--- start ---
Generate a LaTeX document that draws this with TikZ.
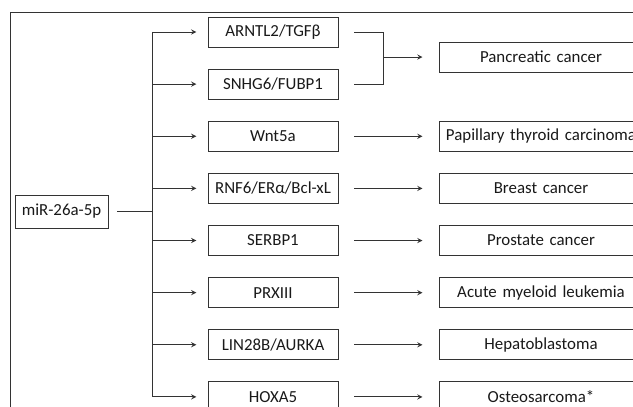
\documentclass[tikz,border=0pt]{standalone}
\usepackage{fontspec}
\setmainfont{Carlito}
\usepackage{tikz}
\usetikzlibrary{shapes.geometric, arrows}
\usetikzlibrary{positioning}
\tikzstyle{mirna} = [rectangle, minimum width=2.325cm, minimum height=0.825cm, text centered, draw=black!80]
\tikzstyle{target} = [rectangle, minimum width=3.25cm, minimum height=0.75cm, text centered, draw=black!80]
\tikzstyle{cancer} = [rectangle, minimum width=5.1cm, minimum height=0.75cm, text width=4.82cm, text centered, draw=black!80]
\tikzstyle{arrow} = [->,>=stealth]

\begin{document}
\begin{tikzpicture}[x=0.025cm, y=-0.025cm, node distance=0.53cm and 2.5cm, line width=0.65pt, draw=black!80, text=black!90, font=\fontsize{12}{14}\selectfont]
  \path[use as bounding box, clip] (0,0) rectangle (633,407);
  \draw (10,12) rectangle (680,440);

  \node (mir) [mirna] at (61.5,211.5) {miR-26a-5p};

  \node (g1) [target] at (273,32) {ARNTL2/TGFβ};
  \node (g2) [target, below=of g1] {SNHG6/FUBP1};
  \node (g3) [target, below=of g2] {Wnt5a};
  \node (g4) [target, below=of g3] {RNF6/ERα/Bcl-xL};
  \node (g5) [target, below=of g4] {SERBP1};
  \node (g6) [target, below=of g5] {PRXIII};
  \node (g7) [target, below=of g6] {LIN28B/AURKA};
  \node (g8) [target, below=of g7] {HOXA5};

  \node (d1) [cancer, right=of g1, yshift=-0.625cm] {Pancreatic cancer};
  \node (d3) [cancer, right=of g3] {\mbox{Papillary thyroid carcinoma}};
  \node (d4) [cancer, right=of g4] {Breast cancer};
  \node (d5) [cancer, right=of g5] {Prostate cancer};
  \node (d6) [cancer, right=of g6] {Acute myeloid leukemia};
  \node (d7) [cancer, right=of g7] {Hepatoblastoma};
  \node (d8) [cancer, right=of g8] {Osteosarcoma*};

  % trunk from miRNA to its targets
  \coordinate (trunk) at ([xshift=1.1cm]mir.east);
  \draw [shorten <=0.22cm] (mir.east) -- (trunk);
  \draw (trunk |- g1.west) -- (trunk |- g8.west);
  \draw [arrow, shorten >=0.28cm] (trunk |- g1.west) -- (g1.west);
  \draw [arrow, shorten >=0.28cm] (trunk |- g2.west) -- (g2.west);
  \draw [arrow, shorten >=0.28cm] (trunk |- g3.west) -- (g3.west);
  \draw [arrow, shorten >=0.28cm] (trunk |- g4.west) -- (g4.west);
  \draw [arrow, shorten >=0.28cm] (trunk |- g5.west) -- (g5.west);
  \draw [arrow, shorten >=0.28cm] (trunk |- g6.west) -- (g6.west);
  \draw [arrow, shorten >=0.28cm] (trunk |- g7.west) -- (g7.west);
  \draw [arrow, shorten >=0.28cm] (trunk |- g8.west) -- (g8.west);

  % targets to cancers
  \coordinate (join) at ([xshift=-1.375cm]d1.west);
  \draw [shorten <=0.4cm] (g1.east) -| (join);
  \draw [shorten <=0.4cm] (g2.east) -| (join);
  \draw [arrow, shorten >=0.4cm] (join) -- (d1.west);
  \draw [arrow, shorten <=0.4cm, shorten >=0.4cm] (g3.east) -- (d3.west);
  \draw [arrow, shorten <=0.4cm, shorten >=0.4cm] (g4.east) -- (d4.west);
  \draw [arrow, shorten <=0.4cm, shorten >=0.4cm] (g5.east) -- (d5.west);
  \draw [arrow, shorten <=0.4cm, shorten >=0.4cm] (g6.east) -- (d6.west);
  \draw [arrow, shorten <=0.4cm, shorten >=0.4cm] (g7.east) -- (d7.west);
  \draw [arrow, shorten <=0.4cm, shorten >=0.4cm] (g8.east) -- (d8.west);

\end{tikzpicture}
\end{document}
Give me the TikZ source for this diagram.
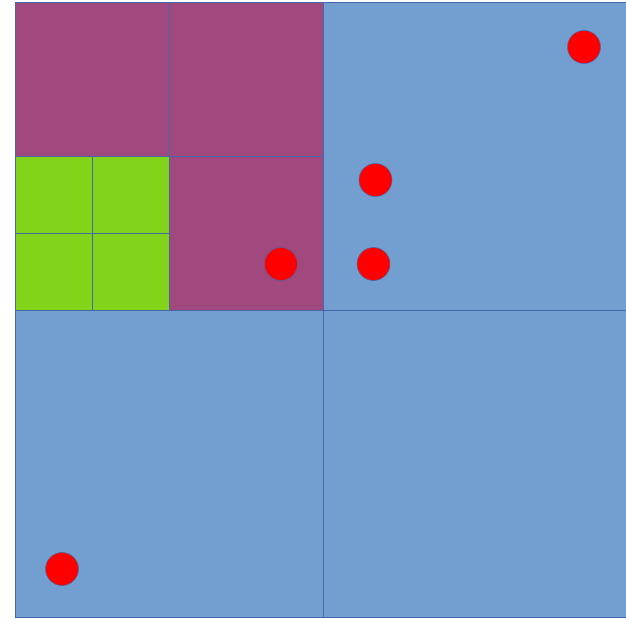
\documentclass[tikz,border=0pt]{standalone}
\definecolor{qblue}{RGB}{114,159,207}
\definecolor{qpurple}{RGB}{161,72,127}
\definecolor{qgreen}{RGB}{129,212,26}
\definecolor{qline}{RGB}{68,104,168}
\tikzset{
  cell/.style={draw=qline,line width=1pt},
  pt/.style={circle,fill=red,draw=qline,line width=0.5pt,minimum size=33pt,inner sep=0pt}
}
\begin{document}
\begin{tikzpicture}[x=1pt,y=-1pt]
\useasboundingbox (0,0) rectangle (626,618);
\begin{scope}
\clip (0,0) rectangle (626,618);
% fills
\fill[qblue] (15.5,3) rectangle (631,617);
\fill[qpurple] (15.5,3) rectangle (323,310);
\fill[qgreen] (15.5,156) rectangle (169,310);
% grid lines
\draw[cell] (15.5,3) rectangle (631,617);
\draw[cell] (323,3) -- (323,617);
\draw[cell] (15.5,310) -- (631,310);
\draw[cell] (169,3) -- (169,310);
\draw[cell] (15.5,156) -- (323,156);
\draw[cell] (92,156) -- (92,310);
\draw[cell] (15.5,233) -- (169,233);
\end{scope}
\node[pt] (p1) at (584,47) {};
\node[pt] (p2) at (375.5,180) {};
\node[pt] (p3) at (373.5,264) {};
\node[pt] (p4) at (281,264) {};
\node[pt] (p5) at (62,569) {};
\end{tikzpicture}
\end{document}
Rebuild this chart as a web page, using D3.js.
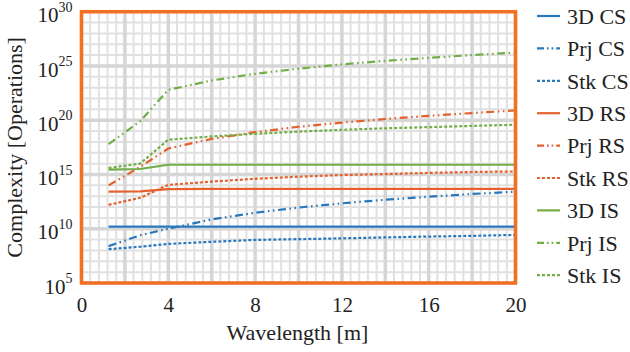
<!DOCTYPE html>
<html><head><meta charset="utf-8">
<script src="https://cdn.jsdelivr.net/npm/d3@7"></script>
<style>
html,body{margin:0;padding:0;background:#fff;}
svg{display:block;}
svg text{font-family:"Liberation Serif","Times New Roman",serif !important;}
</style></head>
<body>
<svg id="chart" width="630" height="352"></svg>
<script>
// Wavelength [m]
const wavelengths = [1.25, 2.7, 4, 6, 8, 10, 12, 14, 16, 18, 20];
// Complexity [Operations]
const cs3D  = [1.6e10,1.6e10,1.6e10,1.6e10,1.6e10,1.6e10,1.6e10,1.6e10,1.6e10,1.6e10,1.6e10];
const csPrj = [2.5e8, 2.5e9, 1.0e10, 7.2e10, 3.0e11, 8.9e11, 2.2e12, 4.7e12, 8.9e12, 1.6e13, 2.6e13];
const csStk = [1.3e8, 2.2e8, 4.0e8, 6.3e8, 9.3e8, 1.1e9, 1.3e9, 1.6e9, 1.9e9, 2.2e9, 2.7e9];
const rs3D  = [2.6e13, 2.8e13, 4.5e13, 4.7e13, 4.7e13, 4.7e13, 4.7e13, 4.7e13, 4.7e13, 4.7e13, 4.7e13];
const rsPrj = [1.0e14, 5.0e15, 2.5e17, 1.9e18, 7.9e18, 2.5e19, 6.0e19, 1.3e20, 2.5e20, 4.6e20, 7.9e20];
const rsStk = [1.6e12, 7.1e12, 1.1e14, 2.2e14, 4.0e14, 6.3e14, 8.9e14, 1.1e15, 1.4e15, 1.7e15, 1.9e15];
const is3D  = [2.8e15, 3.2e15, 7.9e15, 7.9e15, 7.9e15, 7.9e15, 7.9e15, 7.9e15, 7.9e15, 7.9e15, 7.9e15];
const isPrj = [6.3e17, 7.9e19, 6.3e22, 4.6e23, 1.9e24, 5.6e24, 1.4e25, 3.0e25, 5.6e25, 1.0e26, 1.7e26];
const isStk = [4.0e15, 1.0e16, 1.6e18, 3.2e18, 5.6e18, 8.9e18, 1.3e19, 1.8e19, 2.3e19, 3.0e19, 3.8e19];

const seriesNames = ["3D CS","Prj CS","Stk CS","3D RS","Prj RS","Stk RS","3D IS","Prj IS","Stk IS"];
const seriesValues = [cs3D, csPrj, csStk, rs3D, rsPrj, rsStk, is3D, isPrj, isStk];
const xTicks = [0, 4, 8, 12, 16, 20];
const yTickExps = [5, 10, 15, 20, 25, 30];
const xLabel = "Wavelength [m]";
const yLabel = "Complexity [Operations]";

const colors = {CS:"#2878bd", RS:"#e5602d", IS:"#72ad47"};
const dash = {"3D":null, "Prj":"8,3.5,1.6,3.5,1.6,3.5", "Stk":"3,2"};
const FONT = "'Liberation Serif', 'Times New Roman', serif";

const svg = d3.select("#chart");
const L = 81.5, R = 515.5, T = 11.7, B = 283;
const x = d3.scaleLinear().domain([0,20]).range([L,R]);
const y = d3.scaleLog().domain([1e5,1e30]).range([B,T]);

const grid = svg.append("g");
d3.range(0, 20.001, 0.4).forEach(v => {
  const major = Math.abs(v/2 - Math.round(v/2)) < 1e-6;
  if (major) return;
  grid.append("line").attr("x1",x(v)).attr("x2",x(v)).attr("y1",T).attr("y2",B)
    .attr("stroke","#e1e1e1").attr("stroke-width",2);
});
d3.range(5,31).forEach(e => {
  if (e % 5 === 0) return;
  grid.append("line").attr("x1",L).attr("x2",R).attr("y1",y(Math.pow(10,e))).attr("y2",y(Math.pow(10,e)))
    .attr("stroke","#e1e1e1").attr("stroke-width",2);
});
d3.range(0, 21, 2).forEach(v => {
  grid.append("line").attr("x1",x(v)).attr("x2",x(v)).attr("y1",T).attr("y2",B)
    .attr("stroke","#d6d6d6").attr("stroke-width",3.5);
});
yTickExps.forEach(e => {
  grid.append("line").attr("x1",L).attr("x2",R).attr("y1",y(Math.pow(10,e))).attr("y2",y(Math.pow(10,e)))
    .attr("stroke","#d6d6d6").attr("stroke-width",3.5);
});

const line = d3.line().x((d,i)=>x(wavelengths[i])).y(d=>y(d));
seriesNames.forEach((name,k) => {
  const [kind, grp] = name.split(" ");
  const p = svg.append("path").datum(seriesValues[k]).attr("d", line)
    .attr("fill","none").attr("stroke", colors[grp]).attr("stroke-width", 2.2);
  if (dash[kind]) p.attr("stroke-dasharray", dash[kind]);
});

svg.append("rect").attr("x",L).attr("y",T).attr("width",R-L).attr("height",B-T)
  .attr("fill","none").attr("stroke","#f36f22").attr("stroke-width",3.5);

const xAxis = svg.append("g").attr("transform",`translate(0,${B})`)
  .call(d3.axisBottom(x).tickValues(xTicks).tickSize(0).tickPadding(14));
xAxis.attr("font-family", FONT);
xAxis.select(".domain").remove();
xAxis.selectAll("text").attr("font-size",21).attr("fill","#222").style("font-family", FONT);

const yAxis = svg.append("g").attr("transform",`translate(${L},0)`)
  .call(d3.axisLeft(y).tickValues(yTickExps.map(e=>Math.pow(10,e))).tickSize(0).tickPadding(9).tickFormat(()=>""));
yAxis.attr("font-family", FONT);
yAxis.select(".domain").remove();
yAxis.selectAll(".tick text").each(function(d){
  const t = d3.select(this);
  const e = Math.round(Math.log10(d));
  t.attr("font-size",21).attr("fill","#222").style("font-family", FONT).attr("dy","0.48em");
  t.append("tspan").text("10");
  t.append("tspan").attr("font-size",14).attr("dy","-0.75em").text(e);
});

svg.append("text").attr("x",(L+R)/2 - 1).attr("y",340).attr("text-anchor","middle")
  .attr("font-size",22).attr("fill","#222").style("font-family", FONT).text(xLabel);
svg.append("text").attr("transform",`translate(22,${(T+B)/2}) rotate(-90)`).attr("text-anchor","middle")
  .attr("font-size",22).attr("fill","#222").style("font-family", FONT).text(yLabel);

const lg = svg.append("g");
seriesNames.forEach((name,k) => {
  const [kind, grp] = name.split(" ");
  const yy = 16 + k*32.4;
  const l = lg.append("line").attr("x1",537).attr("x2",560).attr("y1",yy).attr("y2",yy)
    .attr("stroke",colors[grp]).attr("stroke-width",2.2);
  if (dash[kind]) l.attr("stroke-dasharray", kind==="Prj" ? "7,3,1.6,3,1.6,3" : "3,2");
  lg.append("text").attr("x",567).attr("y",yy).attr("dy","0.35em")
    .attr("font-size",22).attr("fill","#222").style("font-family", FONT).text(name);
});
</script>
</body></html>
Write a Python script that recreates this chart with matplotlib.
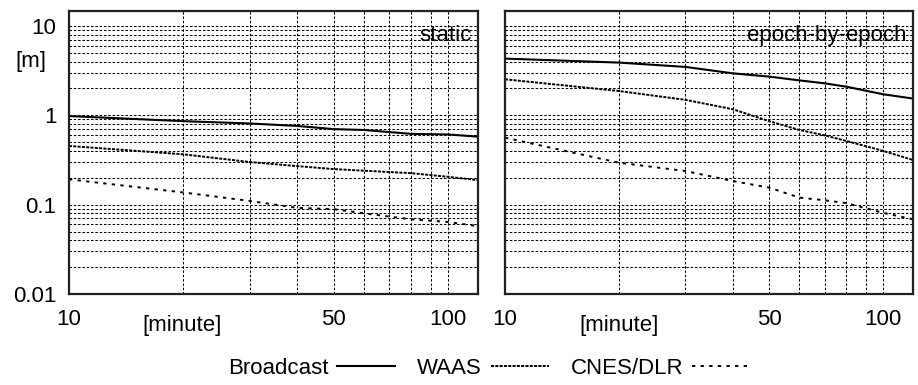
import matplotlib
matplotlib.use("Agg")
import matplotlib.pyplot as plt
from matplotlib.lines import Line2D
from matplotlib.ticker import FixedLocator, NullFormatter, LogLocator

plt.rcParams['font.family'] = ['Liberation Sans', 'DejaVu Sans']
plt.rcParams['lines.scale_dashes'] = False

# Data (minutes vs. error in metres)
x_static = [10, 20, 30, 40, 50, 60, 80, 100, 120]
static_broadcast = [0.98, 0.86, 0.81, 0.76, 0.70, 0.685, 0.62, 0.61, 0.577]
static_waas = [0.454, 0.366, 0.30, 0.27, 0.25, 0.24, 0.225, 0.205, 0.188]
static_cnes = [0.192, 0.137, 0.11, 0.092, 0.089, 0.080, 0.0685, 0.064, 0.0575]

x_epoch = [10, 20, 30, 40, 50, 60, 70, 80, 100, 120]
epoch_broadcast = [4.31, 3.89, 3.48, 2.95, 2.71, 2.46, 2.28, 2.09, 1.72, 1.54]
epoch_waas = [2.53, 1.87, 1.49, 1.17, 0.86, 0.686, 0.597, 0.516, 0.40, 0.316]
epoch_cnes = [0.562, 0.295, 0.238, 0.184, 0.155, 0.12, 0.112, 0.104, 0.081, 0.0686]

series_names = ['Broadcast', 'WAAS', 'CNES/DLR']
panel_titles = ['static', 'epoch-by-epoch']
x_ticks = [10, 50, 100]
y_ticks = [0.01, 0.1, 1, 10]
y_ticklabels = ['0.01', '0.1', '1', '10']

styles = [
    dict(color='black', lw=1.5, linestyle='-'),
    dict(color='black', lw=1.4, dashes=(2.2, 0.9)),
    dict(color='black', lw=1.4, dashes=(2.4, 3.8)),
]

FS = 16
fig = plt.figure(figsize=(9.18, 3.85), dpi=100)
ax1 = fig.add_axes([69/918, 1-294/385, 409/918, 283/385])
ax2 = fig.add_axes([505/918, 1-294/385, 408/918, 283/385])

panels = [
    (ax1, x_static, [static_broadcast, static_waas, static_cnes]),
    (ax2, x_epoch, [epoch_broadcast, epoch_waas, epoch_cnes]),
]

for i, (ax, xs, ys) in enumerate(panels):
    ax.set_xscale('log')
    ax.set_yscale('log')
    ax.set_xlim(10, 120)
    ax.set_ylim(0.01, 14.7)
    for y, st in zip(ys, styles):
        ax.plot(xs, y, **st)
    ax.xaxis.set_major_locator(FixedLocator(x_ticks))
    ax.xaxis.set_minor_locator(FixedLocator([20, 30, 40, 60, 70, 80, 90]))
    ax.set_xticklabels([str(t) for t in x_ticks])
    ax.xaxis.set_minor_formatter(NullFormatter())
    ax.yaxis.set_major_locator(FixedLocator(y_ticks))
    ax.yaxis.set_minor_locator(LogLocator(base=10, subs=range(2, 10), numticks=20))
    ax.yaxis.set_minor_formatter(NullFormatter())
    if i == 0:
        ax.set_yticklabels(y_ticklabels)
    else:
        ax.set_yticklabels([])
    ax.tick_params(which='both', length=0, labelsize=FS, colors='black')
    ax.tick_params(axis='x', pad=10.5)
    ax.tick_params(axis='y', pad=9)
    ax.grid(True, which='both', axis='both', color='black', lw=0.75, dashes=(1.8, 1.3))
    ax.set_axisbelow(True)
    for sp in ax.spines.values():
        sp.set_linewidth(1.6)
        sp.set_color('#222222')
    t = ax.text(0.985, 0.915, panel_titles[i], transform=ax.transAxes, ha='right', va='center', fontsize=FS)
    t.set_bbox(dict(facecolor='none', edgecolor='none', pad=0))

fig.text(31/918, 1-61/385, '[m]', ha='center', va='center', fontsize=FS)
fig.text(182/918, 1-325/385, '[minute]', ha='center', va='center', fontsize=FS)
fig.text(619/918, 1-325/385, '[minute]', ha='center', va='center', fontsize=FS)

handles = [Line2D([], [], **st) for st in styles]
fig.legend(handles, series_names, loc='center', bbox_to_anchor=(489/918, 1-368/385),
           ncol=3, frameon=False, markerfirst=False, fontsize=FS,
           handlelength=2.6, handletextpad=0.4, columnspacing=1.0)

fig.savefig('out.png', dpi=100)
--- end ---
THE PROBLEM ▸
Take the lines from the start of the material to the line with "(g8) [target, below=of", both included, and transcribe them exactly without the pictures.

SOLUTION ▸
Generate a LaTeX document that draws this with TikZ.
\documentclass[tikz,border=0pt]{standalone}
\usepackage{fontspec}
\setmainfont{Carlito}
\usepackage{tikz}
\usetikzlibrary{shapes.geometric, arrows}
\usetikzlibrary{positioning}
\tikzstyle{mirna} = [rectangle, minimum width=2.325cm, minimum height=0.825cm, text centered, draw=black!80]
\tikzstyle{target} = [rectangle, minimum width=3.25cm, minimum height=0.75cm, text centered, draw=black!80]
\tikzstyle{cancer} = [rectangle, minimum width=5.1cm, minimum height=0.75cm, text width=4.82cm, text centered, draw=black!80]
\tikzstyle{arrow} = [->,>=stealth]

\begin{document}
\begin{tikzpicture}[x=0.025cm, y=-0.025cm, node distance=0.53cm and 2.5cm, line width=0.65pt, draw=black!80, text=black!90, font=\fontsize{12}{14}\selectfont]
  \path[use as bounding box, clip] (0,0) rectangle (633,407);
  \draw (10,12) rectangle (680,440);

  \node (mir) [mirna] at (61.5,211.5) {miR-26a-5p};

  \node (g1) [target] at (273,32) {ARNTL2/TGFβ};
  \node (g2) [target, below=of g1] {SNHG6/FUBP1};
  \node (g3) [target, below=of g2] {Wnt5a};
  \node (g4) [target, below=of g3] {RNF6/ERα/Bcl-xL};
  \node (g5) [target, below=of g4] {SERBP1};
  \node (g6) [target, below=of g5] {PRXIII};
  \node (g7) [target, below=of g6] {LIN28B/AURKA};
  \node (g8) [target, below=of g7] {HOXA5};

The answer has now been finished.